Satellite-based broadcast system

The Satellite Distribution System (SADIS) is a worldwide satellite-based broadcast system dedicated to primarily distributing aeronautical meteorological information in line with International Civil Aviation Organization (ICAO) standards. Together with the International Satellite Communications System (ISCS), SADIS forms a global distribution system for meteorological information to all member states.
SADIS forms part of the ICAO Aeronautical Fixed Service (AFS).

== History ==
In Montreal, 1982, the world area forecast system (WAFS) was established by the ICAO Communications/Meteorology to aid in the supply of meteorological information to authorities and users. It was decided that in the final phase of WAFS, the products should be distributed globally by satellite broadcast. Two WAFCs (World Area Forecast Centre) were created, one in Washington, and the other in Bracknell, UK.
Because of limitations in forecasting techniques and telecommunication systems, the project had to be implemented in two phases. Initially, there would, apart from the two WAFCs, be regional area forecast centres (RAFCs). In the final phase the RAFCs would be closed.

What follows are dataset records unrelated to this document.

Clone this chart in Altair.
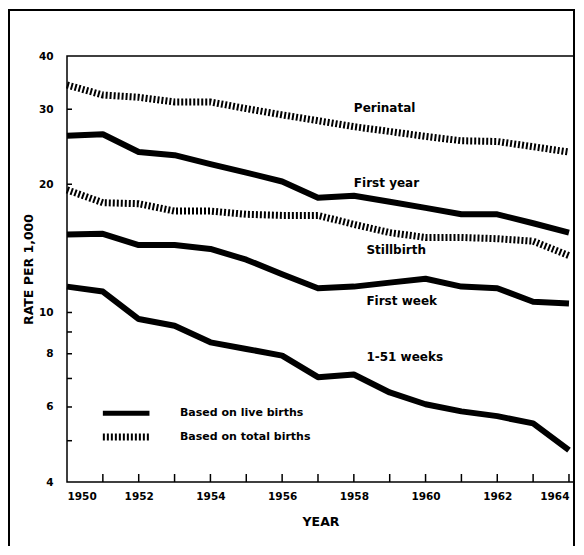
import altair as alt
import pandas as pd

years = list(range(1950, 1965))
perinatal = [34.2, 32.4, 32.0, 31.2, 31.2, 30.1, 29.1, 28.2, 27.3, 26.6, 25.9, 25.3, 25.2, 24.5, 23.8]
first_year = [26.0, 26.2, 23.8, 23.4, 22.3, 21.3, 20.3, 18.6, 18.8, 18.2, 17.6, 17.0, 17.0, 16.2, 15.4]
stillbirth = [19.4, 18.1, 18.0, 17.3, 17.3, 17.0, 16.9, 16.9, 16.1, 15.4, 15.0, 15.0, 14.9, 14.7, 13.6]
first_week = [15.25, 15.3, 14.4, 14.4, 14.1, 13.3, 12.3, 11.4, 11.5, 11.75, 12.0, 11.5, 11.4, 10.6, 10.5]
weeks_1_51 = [11.5, 11.2, 9.65, 9.31, 8.51, 8.21, 7.92, 7.05, 7.15, 6.49, 6.09, 5.86, 5.71, 5.49, 4.75]

label_text = ["Perinatal", "First year", "Stillbirth", "First week", "1-51 weeks"]
label_year = [1958.0, 1958.0, 1958.35, 1958.35, 1958.35]
label_rate = [30.2, 20.1, 14.0, 10.65, 7.84]

legend_text = ["Based on live births", "Based on total births"]
legend_rate = [5.80, 5.10]
legend_seg_years = [1951.0, 1952.3]
legend_text_year = 1953.15

y_tick_values = [4, 6, 8, 10, 20, 30, 40]
y_minor_ticks = [5, 6, 7, 8, 9, 10, 20, 30]
x_label_values = list(range(1950, 1965, 2))
x_tick_values = list(range(1951, 1965))

FONT = "DejaVu Sans"
W, H = 507, 426

live = pd.DataFrame(
    [{"year": y, "rate": v, "series": "First year"} for y, v in zip(years, first_year)]
    + [{"year": y, "rate": v, "series": "First week"} for y, v in zip(years, first_week)]
    + [{"year": y, "rate": v, "series": "1-51 weeks"} for y, v in zip(years, weeks_1_51)]
)
total = pd.DataFrame(
    [{"year": y, "rate": v, "series": "Perinatal"} for y, v in zip(years, perinatal)]
    + [{"year": y, "rate": v, "series": "Stillbirth"} for y, v in zip(years, stillbirth)]
)
labels = pd.DataFrame({"year": label_year, "rate": label_rate, "text": label_text})
leg_live = pd.DataFrame({"year": legend_seg_years, "rate": [legend_rate[0]] * 2})
leg_total = pd.DataFrame({"year": legend_seg_years, "rate": [legend_rate[1]] * 2})
leg_text = pd.DataFrame({"year": [legend_text_year] * 2, "rate": legend_rate, "text": legend_text})
yt = pd.DataFrame({"rate": y_minor_ticks})
xt = pd.DataFrame({"year": x_tick_values})

xscale = alt.Scale(domain=[1950, 1964.14], nice=False, zero=False)
yscale = alt.Scale(type="log", domain=[4, 40], nice=False)

X = alt.X("year:Q", scale=xscale,
          axis=alt.Axis(values=x_label_values, format="d", ticks=False, domain=False,
                        grid=False, labelPadding=9, labelFlush=10,
                        title="YEAR", titlePadding=14, titleFontSize=12.5))
Y = alt.Y("rate:Q", scale=yscale,
          axis=alt.Axis(values=y_tick_values, format="d", ticks=False, domain=False,
                        grid=False, labelPadding=14, title="RATE PER 1,000",
                        titlePadding=3, titleFontSize=12.5))

solid = alt.Chart(live).mark_line(color="black", strokeWidth=6, strokeJoin="round").encode(
    x=X, y=Y, detail="series:N")
hatched = alt.Chart(total).mark_line(color="black", strokeWidth=7, strokeDash=[2, 2],
                                     strokeCap="butt").encode(x=X, y=Y, detail="series:N")
txt = alt.Chart(labels).mark_text(align="left", baseline="middle", font=FONT,
                                  fontWeight="bold", fontSize=12, color="black").encode(
    x=X, y=Y, text="text:N")
lg1 = alt.Chart(leg_live).mark_line(color="black", strokeWidth=5).encode(x=X, y=Y)
lg2 = alt.Chart(leg_total).mark_line(color="black", strokeWidth=7, strokeDash=[2, 2],
                                     strokeCap="butt").encode(x=X, y=Y)
lgt = alt.Chart(leg_text).mark_text(align="left", baseline="middle", font=FONT,
                                    fontWeight="bold", fontSize=11, color="black").encode(
    x=X, y=Y, text="text:N")
yticks = alt.Chart(yt).mark_rule(color="black", strokeWidth=1.5).encode(
    y=Y, x=alt.value(0), x2=alt.value(5))
xticks = alt.Chart(xt).mark_rule(color="black", strokeWidth=1.5).encode(
    x=X, y=alt.value(H - 8), y2=alt.value(H))
frame = alt.Chart(pd.DataFrame({"a": [0]})).mark_rect(
    fillOpacity=0, stroke="black", strokeWidth=2).encode(
    x=alt.value(-58), x2=alt.value(W), y=alt.value(-46), y2=alt.value(560))

chart = alt.layer(frame, xticks, yticks, hatched, solid, txt, lg1, lg2, lgt).properties(
    width=W, height=H,
    autosize=alt.AutoSizeParams(type="none"),
    padding={"left": 59, "top": 48, "right": 2, "bottom": 64},
    background="white",
).configure_view(stroke="black", strokeWidth=1.5).configure_axis(
    labelFont=FONT, labelFontWeight="bold", labelFontSize=10.5, labelColor="black",
    titleFont=FONT, titleFontWeight="bold", titleColor="black",
)

chart.save("out.html", embed_options={"renderer": "svg", "actions": False})
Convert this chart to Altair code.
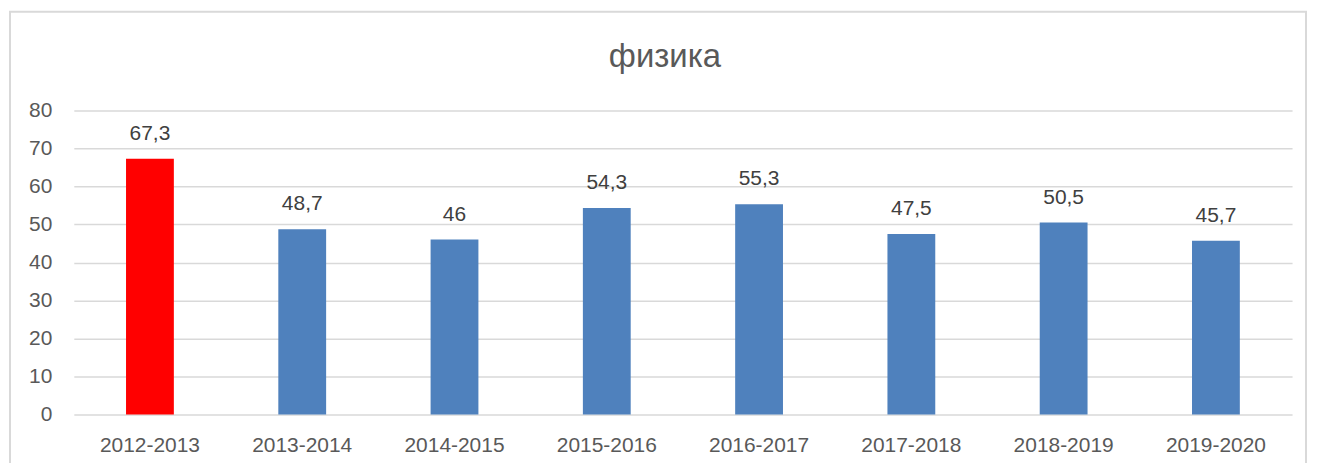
import altair as alt
import pandas as pd

years = ["2012-2013", "2013-2014", "2014-2015", "2015-2016",
         "2016-2017", "2017-2018", "2018-2019", "2019-2020"]
values = [67.3, 48.7, 46, 54.3, 55.3, 47.5, 50.5, 45.7]
labels = ["67,3", "48,7", "46", "54,3", "55,3", "47,5", "50,5", "45,7"]
colors = ["#FF0000", "#4F81BD", "#4F81BD", "#4F81BD", "#4F81BD", "#4F81BD", "#4F81BD", "#4F81BD"]
y_ticks = [0, 10, 20, 30, 40, 50, 60, 70, 80]
title_text = "физика"

df = pd.DataFrame({"year": years, "value": values, "label": labels, "color": colors})

FONT = "Liberation Sans"
GRAY = "#595959"

x = alt.X("year:N", sort=years, title=None,
          scale=alt.Scale(paddingInner=0.686, paddingOuter=0.343),
          axis=alt.Axis(labelAngle=0, labelFontSize=21, labelColor=GRAY, labelFont=FONT,
                        labelPadding=20, ticks=False, domain=False, grid=False,
                        labelOverlap=False))
y = alt.Y("value:Q", title=None,
          scale=alt.Scale(domain=[0, 80], nice=False),
          axis=alt.Axis(values=y_ticks, tickCount=20, labelFontSize=21, labelColor=GRAY,
                        labelFont=FONT, labelPadding=22, ticks=False, domain=False,
                        labelOverlap=False, labelFlush=False,
                        grid=True, gridColor="#D9D9D9", gridWidth=1.5))

base = alt.Chart(df).encode(x=x, y=y)

bars = base.mark_bar().encode(color=alt.Color("color:N", scale=None))

text = base.mark_text(fontSize=21, font=FONT, color="#404040",
                      baseline="middle", dy=-25).encode(text="label:N")

frame_data = alt.Data(values=[{"t": title_text}])
frame = alt.Chart(frame_data).mark_rect(fill="transparent", stroke="#D9D9D9", strokeWidth=2).encode(
    x=alt.value(-64), x2=alt.value(1236), y=alt.value(-99), y2=alt.value(365)
)
title = alt.Chart(frame_data).mark_text(fontSize=33, font=FONT, color=GRAY,
                                        baseline="middle", align="center").encode(
    x=alt.value(593), y=alt.value(-54), text="t:N"
)

chart = alt.layer(bars, text, frame, title).properties(
    width=1222, height=305,
    autosize=alt.AutoSizeParams(type="none"),
    padding={"left": 66, "top": 102, "right": 20, "bottom": 48},
).configure_view(stroke=None)

chart.save("out.html", embed_options={"renderer": "svg", "actions": False})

Satellite distribution was a prerequisite for closing the RAFCs. It was decided that three Intelsat satellites would be used. Two will be provided by the United States for the distribution of WAFC Washington products over the Americas, Pacific and Eastern Asia. The other was provided by the UK, and became known as SADIS.

The first two-way SADIS terminal was installed at the South African Weather Bureau in Pretoria. A conference attended by a delegation of Met Specialists from all over the world were held at the Kruger National Park. A demonstration of the efficiency of satellite communications was held at the Kruger National Park. MMS installed a SADIS terminal in the Park to display the reception of data from Bracknell. The software for the installation in Pretoria was provided by NetSys International. NetSys also hosted the conference in the Kruger National Park.

== Satellites ==

The Indian Ocean Intelsat 604 at 60E was used to cover the ICAO AFI and MID regions and in the Asia and EUR regions as far eastwards as 140E. The uplink was at Whitehill, Oxfordshire, UK.

== SADIS2G ==

SADIS2G, introduced in September 2004, is the second generation SADIS system, and was intended to replace SADIS1G. As of 31 December 2008, all users are expected to use SADIS2G.